Seems like his communication is pretty clear to me. Hello! Why should he be in preschool at the age of 3?! Have him stay home. There's absolutely no reason for him to be there developmentally, socially, or otherwise at this age. He'll get WAY more from being with you. Continuing to force him to go is torture.

M.B.

answers from Seattle on

K.,

Try not to feel so bad. It's a trick he's trying to use to manipulate you: If I cry long enough will Mommy stay/take me with her??

He's fine. Really, he's fine.

I put my son in a preschool type daycare at the community college I was going to when he was 2. He'd scream and cry everyday when I left. I'd walk out the door hearing his screams and crying "Mommeee!". By the time I was out the door, it was closed, and I was around the corner into the observation room he was happily playing with no tears anywhere in sight. Part of his problem was that he was too old for the room that the administrators had put him in.

It was absolutely heartbreaking to hear him screaming for me, but his teacher at the time told me that it's a manipulation on the part of the child to see if they can win the power struggle.

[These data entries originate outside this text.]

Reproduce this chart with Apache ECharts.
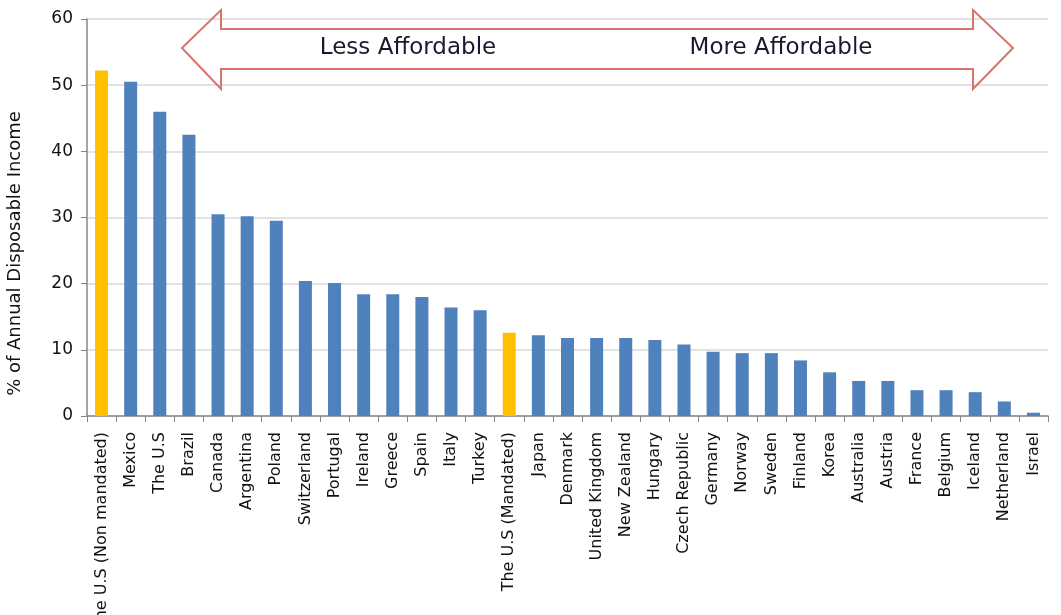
<!DOCTYPE html>
<html>
<head>
<meta charset="utf-8">
<script src="https://cdn.jsdelivr.net/npm/echarts@6/dist/echarts.min.js"></script>
<style>
  html, body { margin: 0; padding: 0; background: #fff; }
  #chart { width: 1061px; height: 615px; }
</style>
</head>
<body>
<div id="chart"></div>
<script>
// countries, most expensive first
const countries = [
  'The U.S (Non mandated)', 'Mexico', 'The U.S', 'Brazil', 'Canada', 'Argentina',
  'Poland', 'Switzerland', 'Portugal', 'Ireland', 'Greece', 'Spain', 'Italy',
  'Turkey', 'The U.S (Mandated)', 'Japan', 'Denmark', 'United Kingdom',
  'New Zealand', 'Hungary', 'Czech Republic', 'Germany', 'Norway', 'Sweden',
  'Finland', 'Korea', 'Australia', 'Austria', 'France', 'Belgium', 'Iceland',
  'Netherland', 'Israel'
]
// % of annual disposable income
const shares = [
  52.2, 50.5, 46.0, 42.5, 30.5, 30.2, 29.5, 20.4, 20.1, 18.4, 18.4, 18.0, 16.4,
  16.0, 12.6, 12.2, 11.8, 11.8, 11.8, 11.5, 10.8, 9.7, 9.5, 9.5, 8.4, 6.6, 5.3,
  5.3, 3.9, 3.9, 3.6, 2.2, 0.5
]
// the two U.S bars are highlighted
const highlighted = ['The U.S (Non mandated)', 'The U.S (Mandated)']
const yTicks = { min: 0, max: 60, step: 10 }

const chart = echarts.init(document.getElementById('chart'))
const font = 'DejaVu Sans'

const option = {
  animation: false,
  grid: { left: 87, right: 13, top: 19, bottom: 199, containLabel: false, outerBoundsMode: 'none' },
  xAxis: {
    type: 'category',
    data: countries,
    axisLine: { lineStyle: { color: '#868686', width: 1.5 } },
    axisTick: { show: true, length: 6, alignWithLabel: false, lineStyle: { color: '#868686' } },
    axisLabel: {
      interval: 0,
      rotate: 90,
      margin: 16,
      color: '#111',
      fontFamily: font,
      fontSize: 16
    }
  },
  yAxis: {
    type: 'value',
    min: yTicks.min,
    max: yTicks.max,
    interval: yTicks.step,
    name: '% of Annual Disposable Income',
    nameLocation: 'middle',
    nameRotate: 90,
    nameGap: 63,
    nameTextStyle: { fontFamily: font, fontSize: 18, color: '#111', padding: [0, 72, 0, 0] },
    axisLine: { show: true, lineStyle: { color: '#868686', width: 1.5 } },
    axisTick: { show: true, length: 6, lineStyle: { color: '#868686' } },
    axisLabel: { margin: 14, color: '#111', fontFamily: font, fontSize: 17 },
    splitLine: { lineStyle: { color: '#d9d9d9', width: 1.5 } }
  },
  series: [
    {
      type: 'bar',
      barWidth: 13,
      data: shares.map((v, i) => ({
        value: v,
        itemStyle: { color: highlighted.includes(countries[i]) ? '#FFC000' : '#4F81BD' }
      }))
    }
  ],
  graphic: [
    {
      // double-headed arrow banner
      type: 'polygon',
      z: 100,
      shape: {
        points: [
          [182, 48], [221, 10], [221, 29], [973, 29], [973, 10], [1013, 48],
          [973, 89], [973, 69], [221, 69], [221, 89]
        ]
      },
      style: { fill: 'rgba(255,255,255,0)', stroke: '#D9736F', lineWidth: 2 }
    },
    {
      type: 'text',
      z: 101,
      x: 408,
      y: 48,
      style: {
        text: 'Less Affordable',
        fill: '#1a1a2e',
        font: '23px "DejaVu Sans"',
        align: 'center',
        verticalAlign: 'middle'
      }
    },
    {
      type: 'text',
      z: 101,
      x: 781,
      y: 48,
      style: {
        text: 'More Affordable',
        fill: '#1a1a2e',
        font: '23px "DejaVu Sans"',
        align: 'center',
        verticalAlign: 'middle'
      }
    }
  ]
}
chart.setOption(option)
</script>
</body>
</html>
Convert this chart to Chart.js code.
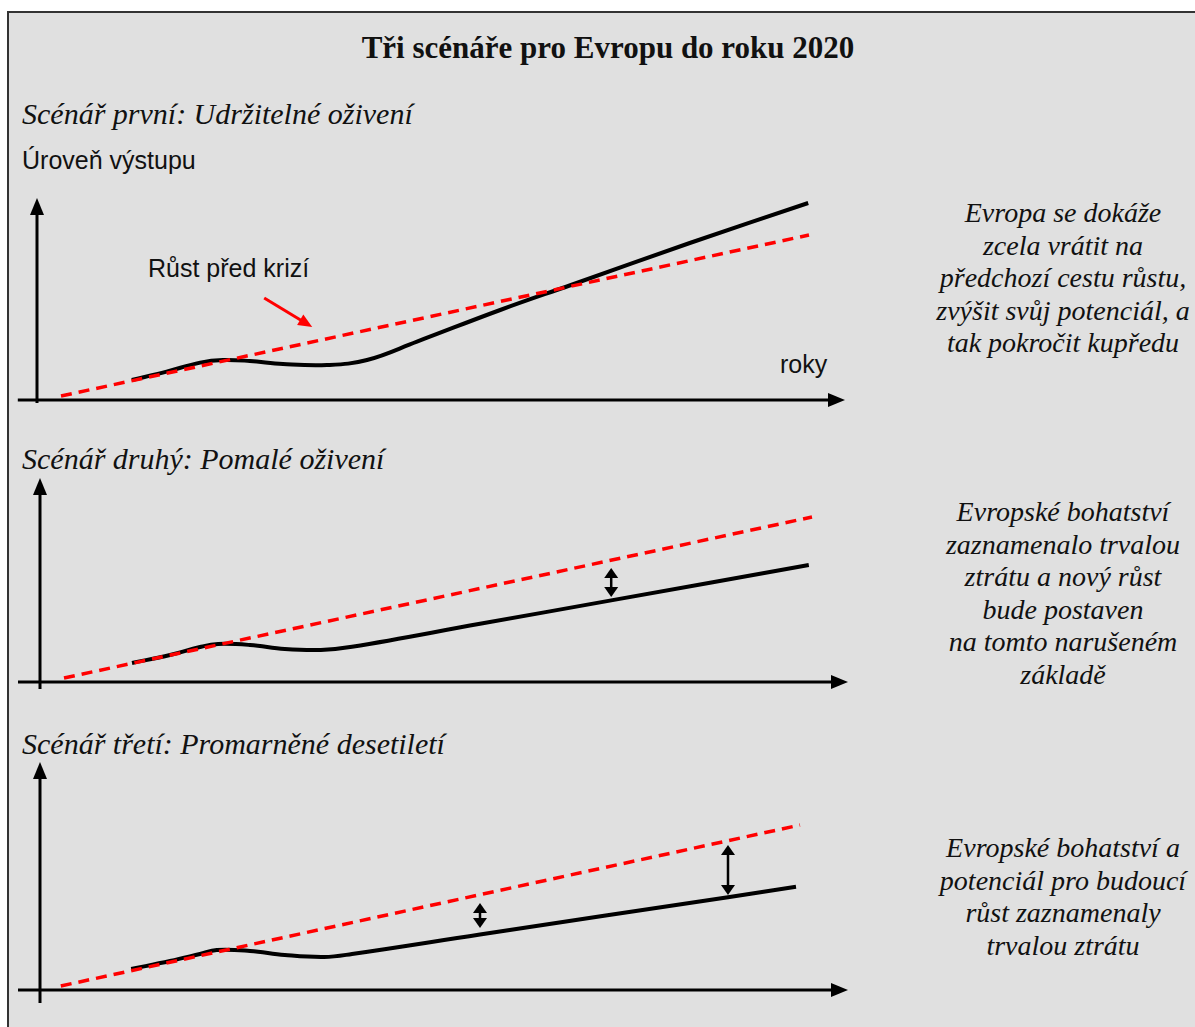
<!DOCTYPE html>
<html>
<head>
<meta charset="utf-8">
<script src="https://cdn.jsdelivr.net/npm/chart.js@4/dist/chart.umd.min.js"></script>
<style>
  body { margin: 0; background: #fff; width: 1195px; height: 1027px; overflow: hidden; position: relative; }
  #frame { position: absolute; left: 7px; top: 11px; width: 1200px; height: 1030px; background: #e0e0e0;
           border-top: 2px solid #333; border-left: 2px solid #333; }
  .t { position: absolute; color: #111; white-space: nowrap; line-height: 1; }
  .serif { font-family: "Liberation Serif", "Times New Roman", serif; }
  .it { font-style: italic; }
  .sans { font-family: "Liberation Sans", Arial, sans-serif; font-size: 25px; }
  .scen { font-size: 30px; left: 22px; }
  .desc { font-family: "Liberation Serif", serif; font-style: italic; font-size: 28px; line-height: 32.6px;
          text-align: center; position: absolute; width: 300px; left: 913px; color: #111; white-space: nowrap; }
  canvas { position: absolute; }
</style>
</head>
<body>
<div id="frame"></div>

<div class="t serif" style="left:0;width:1216px;text-align:center;top:32px;font-size:31px;font-weight:bold;">Tři scénáře pro Evropu do roku 2020</div>

<div class="t serif it scen" style="top:99px;">Scénář první: Udržitelné oživení</div>
<div class="t sans" style="left:22px;top:148px;">Úroveň výstupu</div>
<div class="t sans" style="left:148px;top:256px;">Růst před krizí</div>
<div class="t sans" style="left:780px;top:352px;">roky</div>
<div class="desc" style="top:197px;">Evropa se dokáže<br>zcela vrátit na<br>předchozí cestu růstu,<br>zvýšit svůj potenciál, a<br>tak pokročit kupředu</div>

<div class="t serif it scen" style="top:444px;">Scénář druhý: Pomalé oživení</div>
<div class="desc" style="top:496px;">Evropské bohatství<br>zaznamenalo trvalou<br>ztrátu a nový růst<br>bude postaven<br>na tomto narušeném<br>základě</div>

<div class="t serif it scen" style="top:729px;">Scénář třetí: Promarněné desetiletí</div>
<div class="desc" style="top:832px;">Evropské bohatství a<br>potenciál pro budoucí<br>růst zaznamenaly<br>trvalou ztrátu</div>

<canvas id="c1" width="880" height="240" style="left:5px;top:180px;"></canvas>
<canvas id="c2" width="880" height="240" style="left:8px;top:462px;"></canvas>
<canvas id="c3" width="880" height="260" style="left:8px;top:750px;"></canvas>

<script>
// pre-crisis trend (same in every scenario)
var trendX = [3, 96.5];
var trendY = [2, 82.5];
var trendX3 = [2.6, 95];

// scenario 1: sustainable recovery
var years1 = [11.85, 16.2, 20.4, 23.25, 26.6, 30.75, 36.25, 41.25, 47.5, 57.9, 66.75, 81.6, 96.4];
var output1 = [10, 14.2, 18.7, 20, 19.5, 18, 17.5, 20, 29.2, 45, 57.5, 78.5, 98.5];

// scenario 2: slow recovery
var years2 = [11.5, 16.25, 20, 22.25, 26.25, 30.6, 35.1, 39, 55, 71.4, 96.1];
var output2 = [9.5, 13.5, 17.5, 19, 18.5, 16.5, 16, 17.6, 29.1, 40.8, 58.5];

// scenario 3: lost decade
var years3 = [11.4, 16.25, 20, 22.1, 26.25, 30.6, 35.5, 39, 55, 86, 94.5];
var output3 = [10.5, 14.5, 18, 20, 19.5, 17.5, 16.5, 18, 27.75, 46.4, 51.6];

// gap markers (x, from, to)
var gap2 = [[71.4, 57, 42.5]];
var gap3 = [[55, 43.5, 31], [86, 72.5, 47.5]];

function pts(xs, ys) {
  return xs.map(function (x, i) { return { x: x, y: ys[i] }; });
}

function head(ctx, x1, y1, x2, y2, len, wid) {
  var a = Math.atan2(y2 - y1, x2 - x1);
  ctx.beginPath();
  ctx.moveTo(x2, y2);
  ctx.lineTo(x2 - len * Math.cos(a) + wid / 2 * Math.sin(a), y2 - len * Math.sin(a) - wid / 2 * Math.cos(a));
  ctx.lineTo(x2 - len * Math.cos(a) - wid / 2 * Math.sin(a), y2 - len * Math.sin(a) + wid / 2 * Math.cos(a));
  ctx.closePath();
  ctx.fill();
}

// draws the axes arrows, gap arrows and the red pointer
var arrows = {
  id: 'arrows',
  afterDatasetsDraw: function (chart, args, o) {
    var ctx = chart.ctx, xs = chart.scales.x, ys = chart.scales.y;
    ctx.save();
    ctx.strokeStyle = '#000';
    ctx.fillStyle = '#000';
    ctx.lineWidth = 3;
    // y axis
    var ax = xs.getPixelForValue(0);
    var yb = ys.getPixelForValue(o.yAxis[0]), yt = ys.getPixelForValue(o.yAxis[1]);
    ctx.beginPath(); ctx.moveTo(ax, yb); ctx.lineTo(ax, yt + 12); ctx.stroke();
    head(ctx, ax, yb, ax, yt, 17, 14);
    // x axis
    var ay = ys.getPixelForValue(0);
    var xl = xs.getPixelForValue(o.xAxis[0]), xr = xs.getPixelForValue(o.xAxis[1]);
    ctx.beginPath(); ctx.moveTo(xl, ay); ctx.lineTo(xr - 12, ay); ctx.stroke();
    head(ctx, xl, ay, xr, ay, 17, 14);
    // gaps
    ctx.lineWidth = 2.5;
    (o.gaps || []).forEach(function (g) {
      var gx = xs.getPixelForValue(g[0]);
      var g1 = ys.getPixelForValue(g[1]), g2 = ys.getPixelForValue(g[2]);
      ctx.beginPath(); ctx.moveTo(gx, g1 + 7); ctx.lineTo(gx, g2 - 7); ctx.stroke();
      head(ctx, gx, g2, gx, g1, 10, 14);
      head(ctx, gx, g1, gx, g2, 10, 14);
    });
    // red pointer
    if (o.pointer) {
      var p = o.pointer;
      var px1 = xs.getPixelForValue(p[0]), py1 = ys.getPixelForValue(p[1]);
      var px2 = xs.getPixelForValue(p[2]), py2 = ys.getPixelForValue(p[3]);
      ctx.strokeStyle = '#ff0000'; ctx.fillStyle = '#ff0000'; ctx.lineWidth = 3;
      ctx.beginPath(); ctx.moveTo(px1, py1); ctx.lineTo(px2 - (px2 - px1) * 0.2, py2 - (py2 - py1) * 0.2); ctx.stroke();
      head(ctx, px1, py1, px2, py2, 14, 12);
    }
    ctx.restore();
  }
};

function makeChart(id, tx, curveX, curveY, ymax, extra) {
  return new Chart(document.getElementById(id), {
    type: 'line',
    data: {
      datasets: [
        {
          data: pts(tx, trendY),
          borderColor: '#ff0000',
          borderWidth: 3.5,
          borderDash: [11, 7],
          pointRadius: 0,
          tension: 0
        },
        {
          data: pts(curveX, curveY),
          borderColor: '#000',
          borderWidth: 4,
          pointRadius: 0,
          tension: 0.4
        }
      ]
    },
    options: {
      responsive: false,
      animation: false,
      devicePixelRatio: 1,
      layout: { padding: 0 },
      scales: {
        x: { type: 'linear', min: -4, max: 106, display: false },
        y: { type: 'linear', min: -10, max: ymax, display: false }
      },
      plugins: {
        legend: { display: false },
        tooltip: { enabled: false },
        arrows: extra
      }
    },
    plugins: [arrows]
  });
}

makeChart('c1', trendX, years1, output1, 110,
  { yAxis: [-1.5, 101], xAxis: [-2.4, 101], pointer: [28.4, 51, 34.4, 36.5] });
makeChart('c2', trendX, years2, output2, 110,
  { yAxis: [-3.5, 102], xAxis: [-2.75, 101], gaps: gap2 });
makeChart('c3', trendX3, years3, output3, 120,
  { yAxis: [-6.5, 114], xAxis: [-2.75, 101], gaps: gap3 });
</script>
</body>
</html>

Something that might help him: When you drop him off give him a hug and a kiss, tell him you love him, then tell him that you will be back to get him at XX time/event. i.e. right before lunch, right after circle, whatever the preschool does for the closing of the day. Then, try to be the first Mom there to pick him up. That way he doesn't see all his friends going home while he's anxiously waiting for you.